Ein Teil des Problems war nach Ansicht von Stadtwahlleiter Krüger, dass es neben der Kommunalwahl auch noch die Europawahl mit einem äußerst langen Wahlzettel gab. Teilweise beschäftigten sich die Wähler in der Wahlkabine mehr als zehn Minuten damit. „Wir können aber keinem vorschreiben, dass er schneller machen soll“, sagt Krüger.

Man müsse in Ruhe auswerten, ob man die Wahlbezirke künftig verkleinert oder noch mehr Wahlkabinen aufstellt, so der Stadtwahlleiter. Beides habe aber Grenzen und hänge nicht unwesentlich mit der Zahl der zur Verfügung stehenden Helfer zusammen. In der Diesterwegschule konnte am Sonntag die letzte Wählerin erst um 19.04 Uhr den Wahlschein in die Urne werfen.

Das Team von Petra Geißler hatte noch alle Wähler berücksichtigt, die bis 18 Uhr zum Wahllokal gekommen waren. An für sich besagt das Gesetz, dass in einem solchen Fall, die noch Wahlwilligen in den Wahlraum geholt werden. „Das war aber definitiv nicht möglich“, so Stadtwahlleiter Krüger. Das Gesetz lasse aber einen Interpretationsspielraum. Es müsse am Ende sichergestellt sein, dass nicht nach 18 Uhr noch jemand dazu stößt und wählt. „Die Kollegen haben alles richtig gemacht“, sagt Krüger. Auch die Landeswahlleiterin hatte der Volksstimme bestätigt, dass das Vorgehen den Vorschriften entsprach. Im thüringischen Jena, wo auch Kommunalwahlen waren, gab es dagegen Ärger, da in einer ähnlichen Situation die Wahlwilligen, die bis 18 Uhr nicht gewählt hatten, nach Hause geschickt worden waren.

Für Petra Geißler und ihre sieben Mitstreiter ging es nach Schließung des Wahllokals am Sonntag erst richtig los. Nach einer viertelstündigen Pause begann um 19.20 Uhr der Zählmarathon, der am Ende rund 14 Stunden dauern sollte. Erst um 9.10 Uhr am Montag lag das Ergebnis offiziell vor.

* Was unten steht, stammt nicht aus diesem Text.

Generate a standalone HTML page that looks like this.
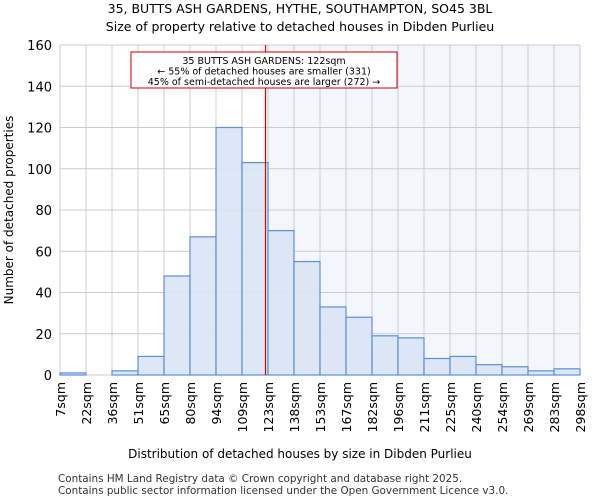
<!DOCTYPE html>
<html><head><meta charset="utf-8"><style>
body{margin:0;background:#fff;font-family:"DejaVu Sans","Liberation Sans",sans-serif}
</style></head><body>
<svg width="600" height="500" xmlns="http://www.w3.org/2000/svg" font-family="DejaVu Sans, Liberation Sans, sans-serif">
<text x="300" y="13" text-anchor="middle" font-size="12.5">35, BUTTS ASH GARDENS, HYTHE, SOUTHAMPTON, SO45 3BL</text>
<text x="300" y="31" text-anchor="middle" font-size="12.5">Size of property relative to detached houses in Dibden Purlieu</text>
<g id="plot"></g>
<text x="300" y="458" text-anchor="middle" font-size="12">Distribution of detached houses by size in Dibden Purlieu</text>
<text transform="translate(13,210) rotate(-90)" text-anchor="middle" font-size="12">Number of detached properties</text>
<text x="58" y="482" font-size="10.4" fill="#333">Contains HM Land Registry data © Crown copyright and database right 2025.</text>
<text x="58" y="494" font-size="10.4" fill="#333">Contains public sector information licensed under the Open Government Licence v3.0.</text>
</svg>
<script>
const categories=["7sqm","22sqm","36sqm","51sqm","65sqm","80sqm","94sqm","109sqm","123sqm","138sqm","153sqm","167sqm","182sqm","196sqm","211sqm","225sqm","240sqm","254sqm","269sqm","283sqm","298sqm"];
const counts=[1,0,2,9,48,67,120,103,70,55,33,28,19,18,8,9,5,4,2,3];
const yTicks=[0,20,40,60,80,100,120,140,160];
const binStart=7, binWidth=14.55, propertySize=122;
const X0=60,X1=580,Y0=375,Y1=45,yMax=160;
const bw=(X1-X0)/counts.length;
const xs=v=>X0+(v-binStart)/binWidth*bw;
const y=v=>Y0-(v/yMax)*(Y0-Y1);
const ns="http://www.w3.org/2000/svg";
const g=document.getElementById('plot');
function mk(t,a){const e=document.createElementNS(ns,t);for(const k in a)e.setAttribute(k,a[k]);g.appendChild(e);return e;}
const lx=xs(propertySize);
let e=mk('rect',{x:lx,y:Y1,width:X1-lx,height:Y0-Y1,fill:'#f3f6fd'});


for(let i=0;i<=counts.length;i++){e=mk('line',{x1:X0+i*bw,x2:X0+i*bw,y1:Y1,y2:Y0,stroke:'#ccc'});

}
yTicks.forEach(t=>{e=mk('line',{x1:X0,x2:X1,y1:y(t),y2:y(t),stroke:'#ccc'});


e=mk('text',{x:X0-8,y:y(t)+5,'text-anchor':'end','font-size':'13'});e.textContent=t;

});
counts.forEach((c,i)=>{e=mk('rect',{x:X0+i*bw,y:y(c),width:bw,height:Y0-y(c),fill:'#dae4f4','fill-opacity':0.9,stroke:'#5b8fd6','stroke-width':1.2});

});
categories.forEach((c,i)=>{const tx=X0+i*bw;e=mk('text',{transform:`translate(${tx+5},382) rotate(-90)`,'text-anchor':'end','font-size':'12.5'});e.textContent=c;

});
e=mk('line',{x1:lx,x2:lx,y1:Y1,y2:Y0,stroke:'#d00','stroke-width':1.2});


e=mk('rect',{x:131,y:52,width:266,height:36,fill:'#fff',stroke:'#c00'});


["35 BUTTS ASH GARDENS: 122sqm","← 55% of detached houses are smaller (331)","45% of semi-detached houses are larger (272) →"].forEach((s,i)=>{e=mk('text',{x:264,y:64+i*10.5,'text-anchor':'middle','font-size':'9.5'});e.textContent=s;

});
</script>
</body></html>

Aber warum konnte das Team nicht ausgewechselt werden? „Das lässt das Gesetz nicht zu“, so Wahlleiter Krüger. Der einmal eingesetzte Wahlvorstand muss die Sache zu Ende bringen. Eine längere Pause wäre theoretisch drin gewesen, sagt Krüger, jedoch sei auch vom Kreiswahlleiter zur Eile aufgefordert worden, da das Ergebnis zur Europawahl noch weitergemeldet werden musste. Auch im Briefwahlbereich III hing die Zählung bis zum Morgen.

Der Stundenlohn war für die Helfer am Ende richtig mies. Nach mehr als 25 Stunden akribischer Arbeit erhält Petra Geißler als Wahlvorsteherin eine Entschädigung von 85 Euro, die sieben Helfer bekommen jeweils 75 Euro. Das sind gerade einmal drei Euro pro Stunde.

„Wir werden uns noch ein kleines zusätzliches Dankeschön überlegen“, kündigte Krüger an.